A quote from the README, describing the aims of this project:
RandBLAS supports high-level randomized linear algebra algorithms (like randomized low-rank SVD) that might be implemented in other libraries. Our goal is for RandBLAS to become a standard like the BLAS, in that hardware vendors might release their own optimized implementations of algorithms which confirm to the RandBLAS API.
A quote from the website, describing our current capabilities:
RandBLAS is efficient, flexible, and reliable. It uses CPU-based OpenMP acceleration to apply its sketching operators to dense or sparse data matrices stored in main memory. All sketches produced by RandBLAS are dense. As such, dense data matrices can be sketched with dense or sparse operators, while sparse data matrices can only be sketched with dense operators. RandBLAS can be used in distributed environments through its ability to (reproducibly) compute products with submatrices of sketching operators.

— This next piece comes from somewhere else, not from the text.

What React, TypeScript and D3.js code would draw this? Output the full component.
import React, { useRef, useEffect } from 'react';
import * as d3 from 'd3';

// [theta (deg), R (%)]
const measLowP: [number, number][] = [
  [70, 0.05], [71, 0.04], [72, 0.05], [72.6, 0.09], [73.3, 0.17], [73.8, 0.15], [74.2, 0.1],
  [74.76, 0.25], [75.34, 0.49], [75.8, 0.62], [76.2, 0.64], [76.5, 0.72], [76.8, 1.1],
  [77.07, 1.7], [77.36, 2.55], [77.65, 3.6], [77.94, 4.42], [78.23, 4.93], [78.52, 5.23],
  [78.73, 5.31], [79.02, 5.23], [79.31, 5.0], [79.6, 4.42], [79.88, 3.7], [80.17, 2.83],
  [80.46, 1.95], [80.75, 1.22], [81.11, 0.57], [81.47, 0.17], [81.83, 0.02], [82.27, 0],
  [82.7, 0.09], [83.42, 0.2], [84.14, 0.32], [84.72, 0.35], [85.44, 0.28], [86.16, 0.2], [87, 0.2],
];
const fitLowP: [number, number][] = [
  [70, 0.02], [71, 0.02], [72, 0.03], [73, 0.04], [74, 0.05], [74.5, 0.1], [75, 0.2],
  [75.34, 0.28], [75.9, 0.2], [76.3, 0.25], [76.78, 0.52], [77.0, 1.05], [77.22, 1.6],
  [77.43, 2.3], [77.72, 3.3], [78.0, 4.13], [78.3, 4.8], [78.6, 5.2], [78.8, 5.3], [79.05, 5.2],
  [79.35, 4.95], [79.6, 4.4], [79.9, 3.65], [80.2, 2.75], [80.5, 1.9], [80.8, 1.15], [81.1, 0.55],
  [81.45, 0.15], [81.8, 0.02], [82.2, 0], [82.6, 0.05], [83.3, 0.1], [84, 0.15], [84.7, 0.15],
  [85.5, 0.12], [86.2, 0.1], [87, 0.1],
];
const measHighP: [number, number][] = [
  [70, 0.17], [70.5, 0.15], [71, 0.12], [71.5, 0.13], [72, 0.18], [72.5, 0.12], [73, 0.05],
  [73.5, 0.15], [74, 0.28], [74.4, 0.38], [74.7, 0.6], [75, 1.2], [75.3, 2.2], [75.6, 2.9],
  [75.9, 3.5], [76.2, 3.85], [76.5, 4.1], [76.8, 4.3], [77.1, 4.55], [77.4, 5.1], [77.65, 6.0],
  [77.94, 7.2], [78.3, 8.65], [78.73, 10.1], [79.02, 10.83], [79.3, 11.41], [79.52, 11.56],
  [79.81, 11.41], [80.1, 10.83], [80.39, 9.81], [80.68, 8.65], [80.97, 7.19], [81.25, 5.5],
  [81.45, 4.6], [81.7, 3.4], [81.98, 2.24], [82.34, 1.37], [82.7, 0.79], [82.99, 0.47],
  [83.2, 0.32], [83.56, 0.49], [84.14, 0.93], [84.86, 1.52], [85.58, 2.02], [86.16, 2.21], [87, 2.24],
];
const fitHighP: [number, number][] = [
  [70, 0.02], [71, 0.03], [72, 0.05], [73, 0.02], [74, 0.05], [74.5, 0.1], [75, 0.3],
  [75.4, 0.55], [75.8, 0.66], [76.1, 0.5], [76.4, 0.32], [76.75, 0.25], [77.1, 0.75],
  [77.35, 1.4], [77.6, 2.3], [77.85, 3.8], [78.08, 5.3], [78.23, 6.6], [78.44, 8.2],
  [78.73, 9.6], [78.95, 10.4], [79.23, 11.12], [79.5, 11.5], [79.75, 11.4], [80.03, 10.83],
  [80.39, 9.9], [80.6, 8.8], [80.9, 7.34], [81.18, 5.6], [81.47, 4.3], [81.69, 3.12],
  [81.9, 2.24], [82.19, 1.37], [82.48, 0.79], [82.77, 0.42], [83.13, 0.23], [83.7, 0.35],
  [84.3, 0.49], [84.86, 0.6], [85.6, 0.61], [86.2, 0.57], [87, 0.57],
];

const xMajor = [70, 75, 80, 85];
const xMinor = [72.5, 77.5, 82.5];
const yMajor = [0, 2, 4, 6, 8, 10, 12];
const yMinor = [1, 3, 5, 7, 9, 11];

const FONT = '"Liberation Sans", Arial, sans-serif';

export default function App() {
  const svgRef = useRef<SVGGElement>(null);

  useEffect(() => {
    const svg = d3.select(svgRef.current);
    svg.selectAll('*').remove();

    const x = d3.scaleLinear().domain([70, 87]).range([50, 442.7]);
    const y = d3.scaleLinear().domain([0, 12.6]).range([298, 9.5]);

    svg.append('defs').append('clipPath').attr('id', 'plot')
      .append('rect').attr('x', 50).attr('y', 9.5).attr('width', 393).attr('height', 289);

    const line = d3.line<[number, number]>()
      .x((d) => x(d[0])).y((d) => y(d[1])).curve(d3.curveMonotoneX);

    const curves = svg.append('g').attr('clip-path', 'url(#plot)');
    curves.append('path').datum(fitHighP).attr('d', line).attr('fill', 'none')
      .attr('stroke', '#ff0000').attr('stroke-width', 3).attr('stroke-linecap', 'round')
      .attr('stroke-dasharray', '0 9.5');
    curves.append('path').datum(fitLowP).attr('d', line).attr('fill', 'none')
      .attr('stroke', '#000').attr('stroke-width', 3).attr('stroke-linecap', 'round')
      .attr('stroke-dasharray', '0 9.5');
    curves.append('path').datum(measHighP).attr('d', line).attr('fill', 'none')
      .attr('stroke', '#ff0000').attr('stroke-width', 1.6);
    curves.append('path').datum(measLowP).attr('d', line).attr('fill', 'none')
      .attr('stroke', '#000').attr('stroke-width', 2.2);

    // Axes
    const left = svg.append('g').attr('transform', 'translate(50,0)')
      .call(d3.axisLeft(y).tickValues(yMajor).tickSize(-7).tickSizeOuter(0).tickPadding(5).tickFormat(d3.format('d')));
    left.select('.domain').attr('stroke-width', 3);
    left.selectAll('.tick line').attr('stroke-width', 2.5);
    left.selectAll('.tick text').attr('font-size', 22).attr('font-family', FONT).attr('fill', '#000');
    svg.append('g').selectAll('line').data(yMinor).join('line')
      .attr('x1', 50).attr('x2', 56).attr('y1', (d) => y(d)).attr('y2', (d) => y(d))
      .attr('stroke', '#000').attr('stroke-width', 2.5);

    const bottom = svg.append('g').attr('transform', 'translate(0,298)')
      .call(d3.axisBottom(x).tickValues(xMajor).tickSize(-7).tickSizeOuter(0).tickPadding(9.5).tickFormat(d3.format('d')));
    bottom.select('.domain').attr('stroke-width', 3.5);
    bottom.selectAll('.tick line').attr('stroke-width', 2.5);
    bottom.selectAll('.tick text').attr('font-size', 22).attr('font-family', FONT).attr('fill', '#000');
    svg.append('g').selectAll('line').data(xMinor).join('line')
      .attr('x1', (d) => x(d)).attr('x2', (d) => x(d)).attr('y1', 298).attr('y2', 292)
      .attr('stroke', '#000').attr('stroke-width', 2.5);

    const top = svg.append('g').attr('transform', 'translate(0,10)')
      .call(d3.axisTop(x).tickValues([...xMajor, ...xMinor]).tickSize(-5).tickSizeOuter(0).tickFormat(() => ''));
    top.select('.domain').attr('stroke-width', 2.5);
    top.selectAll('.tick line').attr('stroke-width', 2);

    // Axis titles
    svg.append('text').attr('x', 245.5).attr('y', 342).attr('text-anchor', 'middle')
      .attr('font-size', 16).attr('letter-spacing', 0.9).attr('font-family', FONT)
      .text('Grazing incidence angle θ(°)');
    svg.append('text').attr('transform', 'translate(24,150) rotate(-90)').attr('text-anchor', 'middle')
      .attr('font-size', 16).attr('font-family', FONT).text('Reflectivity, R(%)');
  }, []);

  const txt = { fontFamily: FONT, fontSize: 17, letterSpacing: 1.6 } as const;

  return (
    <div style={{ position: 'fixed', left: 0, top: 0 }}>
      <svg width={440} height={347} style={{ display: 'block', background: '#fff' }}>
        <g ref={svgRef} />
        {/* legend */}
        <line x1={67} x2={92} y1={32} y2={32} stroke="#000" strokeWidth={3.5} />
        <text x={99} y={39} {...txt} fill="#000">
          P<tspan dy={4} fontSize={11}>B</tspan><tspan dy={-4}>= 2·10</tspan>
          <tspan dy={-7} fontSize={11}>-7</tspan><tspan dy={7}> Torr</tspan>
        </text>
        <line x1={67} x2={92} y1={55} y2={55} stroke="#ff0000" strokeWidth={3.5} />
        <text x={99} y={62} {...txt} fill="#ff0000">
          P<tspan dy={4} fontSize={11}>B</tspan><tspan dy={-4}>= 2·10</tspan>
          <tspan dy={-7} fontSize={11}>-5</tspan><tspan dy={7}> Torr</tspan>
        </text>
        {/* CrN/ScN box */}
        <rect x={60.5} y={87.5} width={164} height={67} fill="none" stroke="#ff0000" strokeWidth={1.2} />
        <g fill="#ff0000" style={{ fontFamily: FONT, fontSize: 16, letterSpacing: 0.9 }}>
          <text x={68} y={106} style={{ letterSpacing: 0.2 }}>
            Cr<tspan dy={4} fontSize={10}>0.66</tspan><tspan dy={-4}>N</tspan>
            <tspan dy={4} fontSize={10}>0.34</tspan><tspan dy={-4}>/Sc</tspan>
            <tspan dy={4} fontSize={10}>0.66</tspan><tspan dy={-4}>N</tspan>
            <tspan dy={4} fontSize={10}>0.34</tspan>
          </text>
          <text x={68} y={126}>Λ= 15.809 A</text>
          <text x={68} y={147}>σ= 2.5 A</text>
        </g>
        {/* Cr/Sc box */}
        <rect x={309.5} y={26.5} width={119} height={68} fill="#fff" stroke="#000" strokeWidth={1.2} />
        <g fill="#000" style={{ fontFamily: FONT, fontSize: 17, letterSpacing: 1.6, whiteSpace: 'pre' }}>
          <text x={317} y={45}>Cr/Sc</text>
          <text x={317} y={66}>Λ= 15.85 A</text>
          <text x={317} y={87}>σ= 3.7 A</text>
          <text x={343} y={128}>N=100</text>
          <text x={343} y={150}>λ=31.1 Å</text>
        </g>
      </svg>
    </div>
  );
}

There’s a ton of documentation besides those snippets. In fact, we have three separate categories of documentation!
Contributors and Acknowledgements
Since this is our first release, many acknowledgements in order. We’ll start with contributors to the RandBLAS codebase as indicated by the repository commit history.

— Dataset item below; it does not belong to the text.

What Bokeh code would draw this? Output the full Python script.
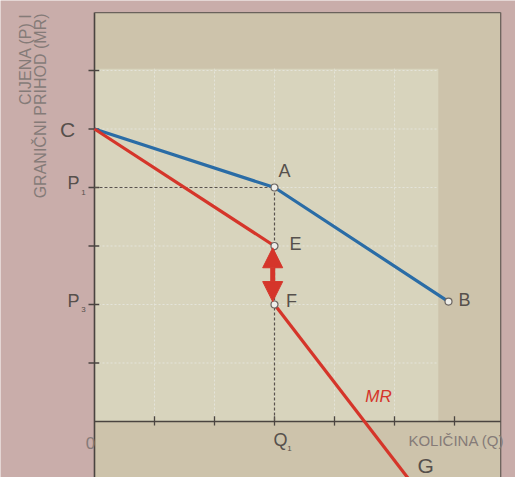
import math
from bokeh.plotting import figure
from bokeh.models import ColumnDataSource, Arrow, NormalHead
from bokeh.core.properties import value
from bokeh.embed import file_html
from bokeh.resources import INLINE

# ---- data ----
demand_q = [0, 3, 5.9]
demand_p = [5, 4, 2.05]
mr_upper_q = [0, 3]
mr_upper_p = [5, 3]
mr_lower_q = [3, 5.4]
mr_lower_p = [2, -1.2]
point_q = [3, 3, 3, 5.9]
point_p = [4, 3, 2, 2.05]
point_labels = ["A", "E", "F", "B"]
x_ticks = [1, 2, 3, 4, 5, 6]
y_ticks = [1, 2, 3, 4, 5, 6]
q1 = 3
p1 = 4
p3 = 2
c_price = 5
y_title_lines = ["CIJENA (P) I", "GRANIČNI PRIHOD (MR)"]
x_title = "KOLIČINA (Q)"

FONT = value("Liberation Sans")
LABEL_COL = "#56504c"
GRAY_TXT = "#857b78"
BLUE = "#2a6ca6"
RED = "#d5352a"

p = figure(width=515, height=477, x_range=(-1.5667, 7.0167), y_range=(-0.957, 7.1966),
           x_axis_type=None, y_axis_type=None, toolbar_location=None,
           output_backend="svg", min_border=0, outline_line_color=None,
           background_fill_color="#c9adaa", border_fill_color="#c9adaa")
p.grid.visible = False

# frame (paper) and lighter plotting area
p.quad(left=[0], right=[6.77], bottom=[-1.2], top=[6.99], fill_color="#cdc3ab", line_color=None)
p.quad(left=[0], right=[5.73], bottom=[0], top=[6.03], fill_color="#d8d4bd", line_color=None)

# faint grid
gx = [t for t in x_ticks if t < 5.73]
p.segment(x0=gx, y0=[0] * len(gx), x1=gx, y1=[6.03] * len(gx),
          line_color="#e4e4da", line_width=1, line_dash="2 2")
p.segment(x0=[0] * len(y_ticks), y0=y_ticks, x1=[5.73] * len(y_ticks), y1=y_ticks,
          line_color="#e4e4da", line_width=1, line_dash="2 2")

# frame lines / axes
p.line([0, 0], [-1.2, 6.99], line_color="#4a4440", line_width=1.6)
p.line([0, 6.77], [6.99, 6.99], line_color="#6a625c", line_width=1.3)
p.line([6.77, 6.77], [6.99, -1.2], line_color="#6a625c", line_width=1.3)
p.line([0, 6.77], [0, 0], line_color="#4a4440", line_width=1.6)

# ticks
p.segment(x0=x_ticks, y0=[-0.07] * len(x_ticks), x1=x_ticks, y1=[0.09] * len(x_ticks),
          line_color="#4a4440", line_width=1.3)
p.segment(x0=[-0.1] * len(y_ticks), y0=y_ticks, x1=[0.08] * len(y_ticks), y1=y_ticks,
          line_color="#4a4440", line_width=1.3)

# dashed guides
p.line([0, q1], [p1, p1], line_color="#5a524d", line_width=1.2, line_dash="3 2")
p.line([q1, q1], [p1, 0], line_color="#5a524d", line_width=1.2, line_dash="3 2")

# curves
p.line(demand_q, demand_p, line_color=BLUE, line_width=3.2)
p.line(mr_upper_q, mr_upper_p, line_color=RED, line_width=3.2)
p.line(mr_lower_q, mr_lower_p, line_color=RED, line_width=3.2)

# double arrow between E and F
p.add_layout(Arrow(x_start=point_q[2] - 0.03, y_start=point_p[2] + 0.05,
                   x_end=point_q[1] - 0.03, y_end=point_p[1] - 0.03,
                   line_color=RED, line_width=5,
                   start=NormalHead(size=20, fill_color=RED, line_color=RED),
                   end=NormalHead(size=20, fill_color=RED, line_color=RED)))

# points
src = ColumnDataSource(dict(q=point_q, p=point_p, lab=point_labels))
p.scatter("q", "p", source=src, size=7, fill_color="#eeeeea", line_color="#6b6561", line_width=1.2)
p.text(x=point_q, y=point_p, text=point_labels,
       x_offset=[10, 21, 17, 16], y_offset=[-17, -2, -4, -2],
       text_font=FONT, text_font_size="18px", text_color=LABEL_COL,
       text_align="center", text_baseline="middle")

# axis labels
p.text(x=[0], y=[c_price], text=["C"], x_offset=[-27], y_offset=[0],
       text_font=FONT, text_font_size="21px", text_color=LABEL_COL,
       text_align="center", text_baseline="middle")
p.text(x=[0, 0], y=[p1, p3], text=["P", "P"], x_offset=[-21, -21], y_offset=[-5, -4],
       text_font=FONT, text_font_size="18px", text_color=LABEL_COL,
       text_align="center", text_baseline="middle")
p.text(x=[0, 0], y=[p1, p3], text=["1", "3"], x_offset=[-11, -11], y_offset=[5, 5],
       text_font=FONT, text_font_size="8px", text_color=LABEL_COL,
       text_align="center", text_baseline="middle")
p.text(x=[q1], y=[0], text=["Q"], x_offset=[6], y_offset=[18],
       text_font=FONT, text_font_size="18px", text_color=LABEL_COL,
       text_align="center", text_baseline="middle")
p.text(x=[q1], y=[0], text=["1"], x_offset=[15], y_offset=[27],
       text_font=FONT, text_font_size="8px", text_color=LABEL_COL,
       text_align="center", text_baseline="middle")
p.text(x=[0], y=[0], text=["0"], x_offset=[-4], y_offset=[21],
       text_font=FONT, text_font_size="17px", text_color=GRAY_TXT,
       text_align="center", text_baseline="middle")
p.text(x=[5.52], y=[-0.752], text=["G"],
       text_font=FONT, text_font_size="21px", text_color=LABEL_COL,
       text_align="center", text_baseline="middle")
p.text(x=[4.733], y=[0.427], text=["MR"], text_font=FONT, text_font_size="17px",
       text_font_style="italic", text_color=RED, text_align="center", text_baseline="middle")
p.text(x=[6.03], y=[-0.325], text=[x_title], text_font=FONT, text_font_size="15px",
       text_color=GRAY_TXT, text_align="center", text_baseline="middle")

# rotated y title
p.text(x=[-1.142, -0.905], y=[6.975, 6.975], text=y_title_lines, angle=math.pi / 2,
       text_font=FONT, text_font_size="16px", text_color=GRAY_TXT,
       text_align="right", text_baseline="middle")

open("out.html", "w").write(file_html(p, INLINE))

Riley Murray, Burlen Loring, Kaiwen He, Maksim Melnichenko, Tianyu Liang, and Vivek Bharadwaj.
In addition to code contributors, we had the benefit of supervision and input from the following established principal investigators
James Demmel, Michael Mahoney, Jack Dongarra, Piotr Luszczek, Mark Gates, and Julien Langou.
We would also like to thank Weslley da Silva Pereira, who gave valuable feedback at the earliest stages of this project, and all of the individuals who gave feedback on our RandNLA monograph.
The work that lead to this release of RandBLAS was funded by the U.S. National Science Foundation and the U.S. Department of Energy, and was conducted at the International Computer Science Institute, the University of California at Berkeley, the University of Tennessee at Knoxville, Lawrence Berkeley National Laboratory, and Sandia National Laboratories.
What happened to RandBLAS 0.1?
We tagged a commit on the RandBLAS repository with version 0.1.0 almost two years ago. However, we hadn’t maintained version numbers or a dedicated changelog since then. RandBLAS 0.2.0 is our first formal release. We opted not to release under version 0.1.0 since that could ambiguously refer to anything from the now-very-old 0.1.0 tag up to the present.